Can you copy out the data exactly? Leave the images out.

----

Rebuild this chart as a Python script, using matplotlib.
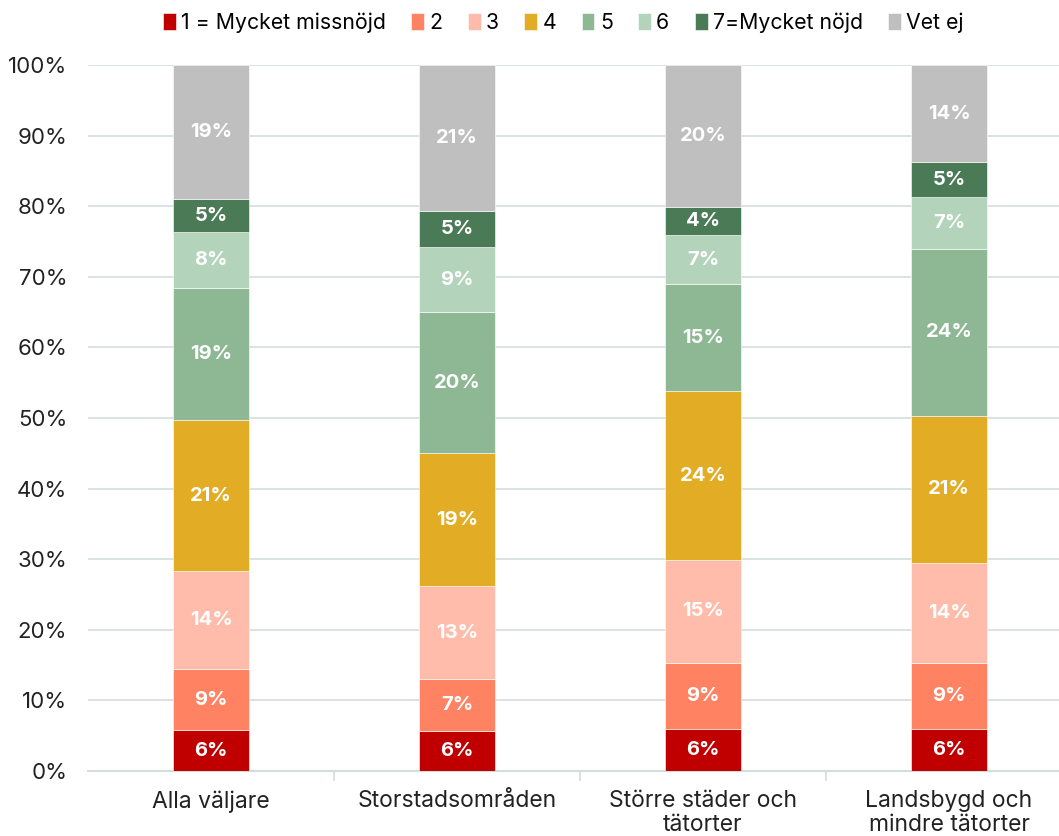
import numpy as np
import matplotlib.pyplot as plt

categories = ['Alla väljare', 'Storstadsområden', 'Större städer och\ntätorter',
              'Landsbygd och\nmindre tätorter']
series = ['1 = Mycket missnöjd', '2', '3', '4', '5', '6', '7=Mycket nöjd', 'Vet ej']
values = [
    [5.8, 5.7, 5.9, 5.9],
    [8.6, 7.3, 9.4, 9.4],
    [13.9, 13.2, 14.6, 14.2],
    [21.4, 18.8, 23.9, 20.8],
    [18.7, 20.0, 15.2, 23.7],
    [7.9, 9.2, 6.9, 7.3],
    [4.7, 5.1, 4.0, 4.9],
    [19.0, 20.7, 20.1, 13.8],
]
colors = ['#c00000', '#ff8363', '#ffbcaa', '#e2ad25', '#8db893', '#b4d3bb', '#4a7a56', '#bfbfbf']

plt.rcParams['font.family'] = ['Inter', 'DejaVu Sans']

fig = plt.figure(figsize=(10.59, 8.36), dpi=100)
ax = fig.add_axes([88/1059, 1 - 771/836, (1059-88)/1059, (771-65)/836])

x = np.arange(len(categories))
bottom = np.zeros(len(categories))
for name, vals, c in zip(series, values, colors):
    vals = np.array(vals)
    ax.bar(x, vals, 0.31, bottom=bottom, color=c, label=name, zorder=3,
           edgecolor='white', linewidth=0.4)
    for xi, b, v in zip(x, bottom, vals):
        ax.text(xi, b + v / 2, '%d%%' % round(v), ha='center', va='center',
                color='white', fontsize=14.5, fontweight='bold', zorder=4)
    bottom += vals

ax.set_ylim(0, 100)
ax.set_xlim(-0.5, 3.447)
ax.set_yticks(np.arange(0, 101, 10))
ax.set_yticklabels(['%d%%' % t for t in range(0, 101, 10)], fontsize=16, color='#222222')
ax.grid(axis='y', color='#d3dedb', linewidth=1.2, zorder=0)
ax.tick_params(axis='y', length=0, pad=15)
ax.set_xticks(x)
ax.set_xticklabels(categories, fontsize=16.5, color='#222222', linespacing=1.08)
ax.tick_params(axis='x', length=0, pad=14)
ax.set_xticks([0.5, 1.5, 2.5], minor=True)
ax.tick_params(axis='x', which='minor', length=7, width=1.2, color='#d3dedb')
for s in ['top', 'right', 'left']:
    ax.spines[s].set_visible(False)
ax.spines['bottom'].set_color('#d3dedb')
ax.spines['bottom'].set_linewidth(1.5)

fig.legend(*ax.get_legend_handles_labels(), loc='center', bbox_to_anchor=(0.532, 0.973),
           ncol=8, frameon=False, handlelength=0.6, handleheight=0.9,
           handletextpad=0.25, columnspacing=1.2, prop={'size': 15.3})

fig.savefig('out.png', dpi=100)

----

**RESULT OF THIS TASK**
Rebuild this chart as a Python script, using matplotlib.
import numpy as np
import matplotlib.pyplot as plt

categories = ['Alla väljare', 'Storstadsområden', 'Större städer och\ntätorter',
              'Landsbygd och\nmindre tätorter']
series = ['1 = Mycket missnöjd', '2', '3', '4', '5', '6', '7=Mycket nöjd', 'Vet ej']
values = [
    [5.8, 5.7, 5.9, 5.9],
    [8.6, 7.3, 9.4, 9.4],
    [13.9, 13.2, 14.6, 14.2],
    [21.4, 18.8, 23.9, 20.8],
    [18.7, 20.0, 15.2, 23.7],
    [7.9, 9.2, 6.9, 7.3],
    [4.7, 5.1, 4.0, 4.9],
    [19.0, 20.7, 20.1, 13.8],
]
colors = ['#c00000', '#ff8363', '#ffbcaa', '#e2ad25', '#8db893', '#b4d3bb', '#4a7a56', '#bfbfbf']

plt.rcParams['font.family'] = ['Inter', 'DejaVu Sans']

fig = plt.figure(figsize=(10.59, 8.36), dpi=100)
ax = fig.add_axes([88/1059, 1 - 771/836, (1059-88)/1059, (771-65)/836])

x = np.arange(len(categories))
bottom = np.zeros(len(categories))
for name, vals, c in zip(series, values, colors):
    vals = np.array(vals)
    ax.bar(x, vals, 0.31, bottom=bottom, color=c, label=name, zorder=3,
           edgecolor='white', linewidth=0.4)
    for xi, b, v in zip(x, bottom, vals):
        ax.text(xi, b + v / 2, '%d%%' % round(v), ha='center', va='center',
                color='white', fontsize=14.5, fontweight='bold', zorder=4)
    bottom += vals

ax.set_ylim(0, 100)
ax.set_xlim(-0.5, 3.447)
ax.set_yticks(np.arange(0, 101, 10))
ax.set_yticklabels(['%d%%' % t for t in range(0, 101, 10)], fontsize=16, color='#222222')
ax.grid(axis='y', color='#d3dedb', linewidth=1.2, zorder=0)
ax.tick_params(axis='y', length=0, pad=15)
ax.set_xticks(x)
ax.set_xticklabels(categories, fontsize=16.5, color='#222222', linespacing=1.08)
ax.tick_params(axis='x', length=0, pad=14)
ax.set_xticks([0.5, 1.5, 2.5], minor=True)
ax.tick_params(axis='x', which='minor', length=7, width=1.2, color='#d3dedb')
for s in ['top', 'right', 'left']:
    ax.spines[s].set_visible(False)
ax.spines['bottom'].set_color('#d3dedb')
ax.spines['bottom'].set_linewidth(1.5)

fig.legend(*ax.get_legend_handles_labels(), loc='center', bbox_to_anchor=(0.532, 0.973),
           ncol=8, frameon=False, handlelength=0.6, handleheight=0.9,
           handletextpad=0.25, columnspacing=1.2, prop={'size': 15.3})

fig.savefig('out.png', dpi=100)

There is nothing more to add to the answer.